** The request **
Your copy should be exact, beginning at the line containing "Write a Python" and ending at the line containing "plt.rcParams['font.family'] = ['Open", with both lines kept and every picture dropped.

** The records **
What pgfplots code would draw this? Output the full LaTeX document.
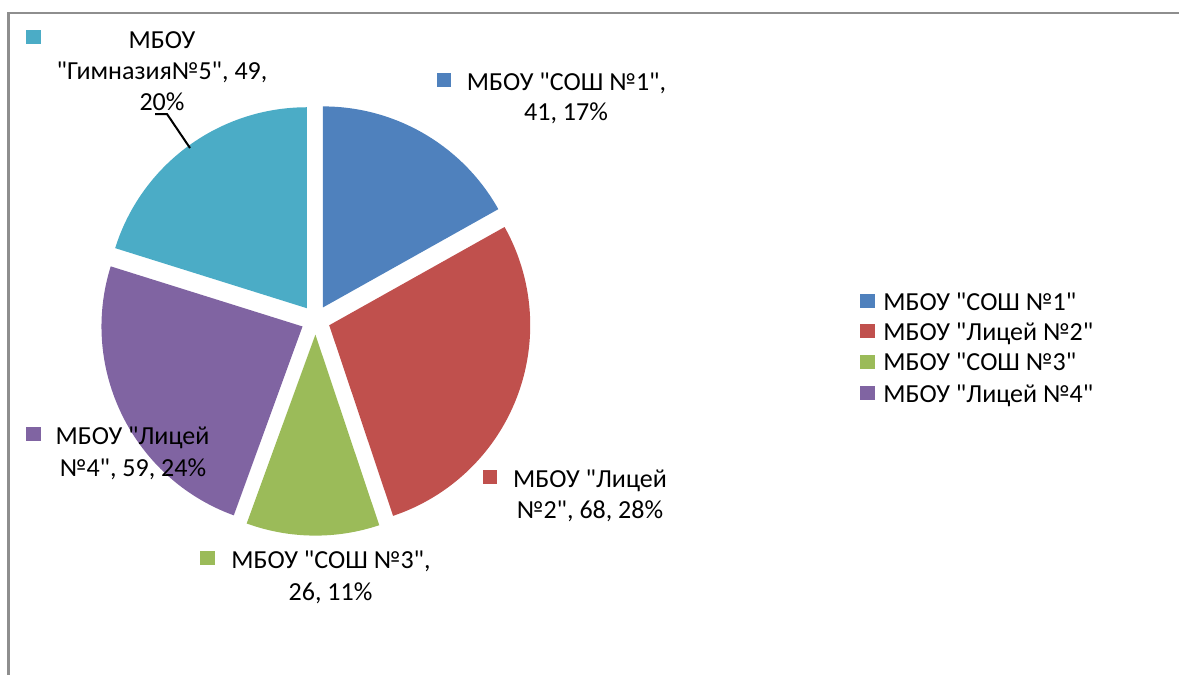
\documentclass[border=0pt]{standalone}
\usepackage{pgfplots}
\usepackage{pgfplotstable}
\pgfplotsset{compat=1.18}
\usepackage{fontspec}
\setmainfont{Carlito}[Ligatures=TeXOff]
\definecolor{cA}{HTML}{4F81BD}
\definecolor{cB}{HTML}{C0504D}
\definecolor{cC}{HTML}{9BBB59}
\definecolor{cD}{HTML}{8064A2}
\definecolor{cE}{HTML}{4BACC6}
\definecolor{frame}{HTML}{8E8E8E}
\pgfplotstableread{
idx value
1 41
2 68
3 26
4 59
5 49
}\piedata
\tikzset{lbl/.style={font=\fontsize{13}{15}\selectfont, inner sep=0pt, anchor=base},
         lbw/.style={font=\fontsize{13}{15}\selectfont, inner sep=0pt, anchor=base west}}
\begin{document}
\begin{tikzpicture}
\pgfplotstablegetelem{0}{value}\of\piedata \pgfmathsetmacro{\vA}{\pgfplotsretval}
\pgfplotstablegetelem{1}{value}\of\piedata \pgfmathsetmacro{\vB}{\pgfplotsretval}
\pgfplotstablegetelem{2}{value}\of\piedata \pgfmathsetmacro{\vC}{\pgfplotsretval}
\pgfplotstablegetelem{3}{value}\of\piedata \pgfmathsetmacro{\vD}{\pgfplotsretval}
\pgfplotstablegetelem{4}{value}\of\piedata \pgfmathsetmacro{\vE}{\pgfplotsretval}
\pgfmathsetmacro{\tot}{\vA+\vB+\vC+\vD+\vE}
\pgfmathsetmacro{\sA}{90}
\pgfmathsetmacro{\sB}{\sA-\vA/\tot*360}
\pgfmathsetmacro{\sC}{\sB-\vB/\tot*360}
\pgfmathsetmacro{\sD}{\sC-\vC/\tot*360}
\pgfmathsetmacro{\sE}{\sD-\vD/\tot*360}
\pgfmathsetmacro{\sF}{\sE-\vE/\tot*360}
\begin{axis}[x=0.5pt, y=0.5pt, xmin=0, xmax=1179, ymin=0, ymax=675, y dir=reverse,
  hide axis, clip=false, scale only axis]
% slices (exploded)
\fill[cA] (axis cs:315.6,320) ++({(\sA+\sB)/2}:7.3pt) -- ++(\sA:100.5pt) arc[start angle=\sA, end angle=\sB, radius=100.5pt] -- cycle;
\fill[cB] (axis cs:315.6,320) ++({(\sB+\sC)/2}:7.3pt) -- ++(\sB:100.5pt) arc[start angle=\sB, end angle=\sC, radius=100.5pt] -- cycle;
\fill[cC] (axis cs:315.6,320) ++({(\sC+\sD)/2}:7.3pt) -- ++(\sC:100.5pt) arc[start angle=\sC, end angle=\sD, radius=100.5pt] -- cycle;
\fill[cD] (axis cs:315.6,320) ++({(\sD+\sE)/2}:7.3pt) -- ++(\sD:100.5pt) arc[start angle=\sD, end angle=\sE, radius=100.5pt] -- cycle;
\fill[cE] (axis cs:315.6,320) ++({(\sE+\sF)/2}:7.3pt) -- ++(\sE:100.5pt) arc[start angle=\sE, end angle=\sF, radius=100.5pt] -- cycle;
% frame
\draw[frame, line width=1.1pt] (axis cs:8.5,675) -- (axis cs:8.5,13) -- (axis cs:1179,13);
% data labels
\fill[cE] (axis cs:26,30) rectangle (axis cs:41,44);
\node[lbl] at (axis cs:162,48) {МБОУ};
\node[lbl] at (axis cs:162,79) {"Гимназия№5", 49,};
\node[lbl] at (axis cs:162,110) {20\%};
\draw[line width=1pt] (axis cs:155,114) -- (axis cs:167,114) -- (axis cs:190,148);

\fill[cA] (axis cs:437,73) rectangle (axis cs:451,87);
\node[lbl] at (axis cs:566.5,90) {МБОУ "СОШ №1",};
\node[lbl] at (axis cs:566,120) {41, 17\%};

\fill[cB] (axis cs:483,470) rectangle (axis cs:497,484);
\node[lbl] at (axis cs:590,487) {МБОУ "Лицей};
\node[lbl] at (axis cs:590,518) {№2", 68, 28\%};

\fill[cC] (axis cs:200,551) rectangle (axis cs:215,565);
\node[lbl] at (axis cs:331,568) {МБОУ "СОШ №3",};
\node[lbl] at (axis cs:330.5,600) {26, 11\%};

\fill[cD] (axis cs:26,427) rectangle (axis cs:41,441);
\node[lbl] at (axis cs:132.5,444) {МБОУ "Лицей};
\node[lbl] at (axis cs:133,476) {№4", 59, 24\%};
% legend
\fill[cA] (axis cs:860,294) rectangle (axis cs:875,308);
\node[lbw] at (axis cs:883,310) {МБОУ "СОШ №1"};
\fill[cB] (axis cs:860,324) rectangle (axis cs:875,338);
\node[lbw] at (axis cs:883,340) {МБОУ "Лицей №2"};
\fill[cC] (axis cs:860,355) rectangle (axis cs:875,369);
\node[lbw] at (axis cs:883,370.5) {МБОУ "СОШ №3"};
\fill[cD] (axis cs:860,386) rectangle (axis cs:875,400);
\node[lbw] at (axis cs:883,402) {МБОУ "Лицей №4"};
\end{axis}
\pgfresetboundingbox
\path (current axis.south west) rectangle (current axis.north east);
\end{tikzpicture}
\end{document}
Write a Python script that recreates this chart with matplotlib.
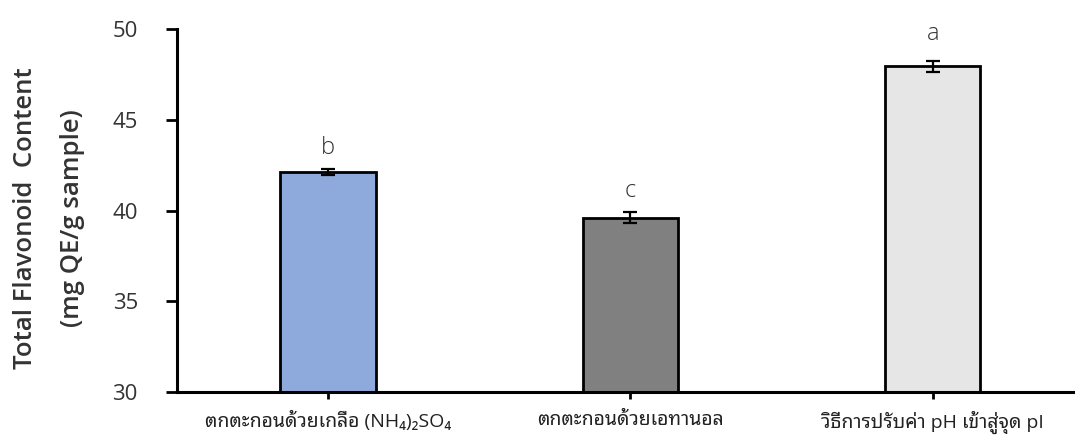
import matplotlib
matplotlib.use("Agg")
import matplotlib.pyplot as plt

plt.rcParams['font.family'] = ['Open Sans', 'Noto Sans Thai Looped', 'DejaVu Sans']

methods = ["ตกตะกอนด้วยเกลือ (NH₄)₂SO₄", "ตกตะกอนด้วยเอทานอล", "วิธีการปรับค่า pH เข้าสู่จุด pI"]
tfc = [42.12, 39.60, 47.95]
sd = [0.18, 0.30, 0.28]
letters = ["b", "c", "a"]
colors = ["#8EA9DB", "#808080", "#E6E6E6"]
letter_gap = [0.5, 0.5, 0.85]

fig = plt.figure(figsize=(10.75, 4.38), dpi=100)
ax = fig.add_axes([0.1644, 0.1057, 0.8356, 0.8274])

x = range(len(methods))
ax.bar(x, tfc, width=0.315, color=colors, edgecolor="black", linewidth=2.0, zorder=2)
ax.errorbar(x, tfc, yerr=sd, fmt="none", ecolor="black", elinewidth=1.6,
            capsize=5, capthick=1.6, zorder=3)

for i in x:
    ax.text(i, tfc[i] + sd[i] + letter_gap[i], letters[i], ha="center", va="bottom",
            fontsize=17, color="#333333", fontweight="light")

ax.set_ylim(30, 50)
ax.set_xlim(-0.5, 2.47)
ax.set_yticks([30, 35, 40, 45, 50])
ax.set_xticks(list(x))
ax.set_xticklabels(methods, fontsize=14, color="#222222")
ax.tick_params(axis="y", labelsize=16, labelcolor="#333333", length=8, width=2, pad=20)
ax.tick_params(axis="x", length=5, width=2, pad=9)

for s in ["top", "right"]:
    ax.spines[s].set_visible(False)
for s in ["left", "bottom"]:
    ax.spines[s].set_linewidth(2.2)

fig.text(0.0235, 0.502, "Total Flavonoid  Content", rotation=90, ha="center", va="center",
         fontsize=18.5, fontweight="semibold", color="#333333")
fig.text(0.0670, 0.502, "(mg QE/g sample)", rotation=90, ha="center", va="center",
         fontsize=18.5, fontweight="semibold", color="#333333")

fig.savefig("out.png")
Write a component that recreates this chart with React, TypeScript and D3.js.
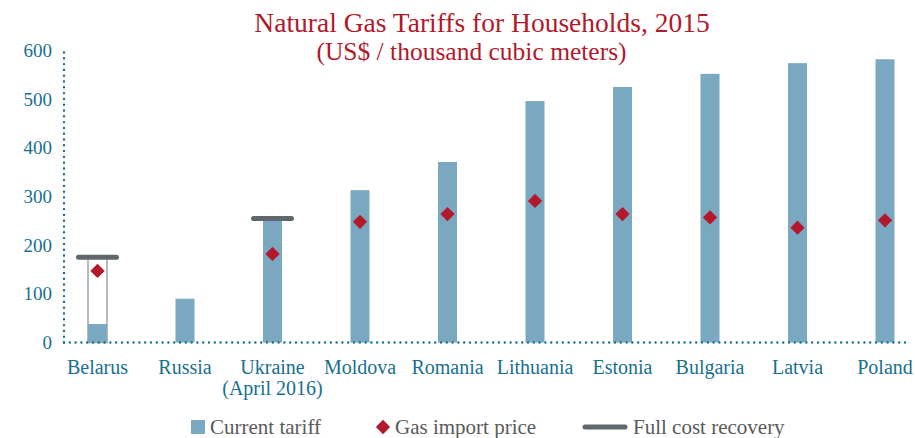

** Task output **
Write a Python script that recreates this chart with matplotlib.
import matplotlib
matplotlib.use("Agg")
import matplotlib.pyplot as plt

plt.rcParams['font.family'] = ['Open Sans', 'Noto Sans Thai Looped', 'DejaVu Sans']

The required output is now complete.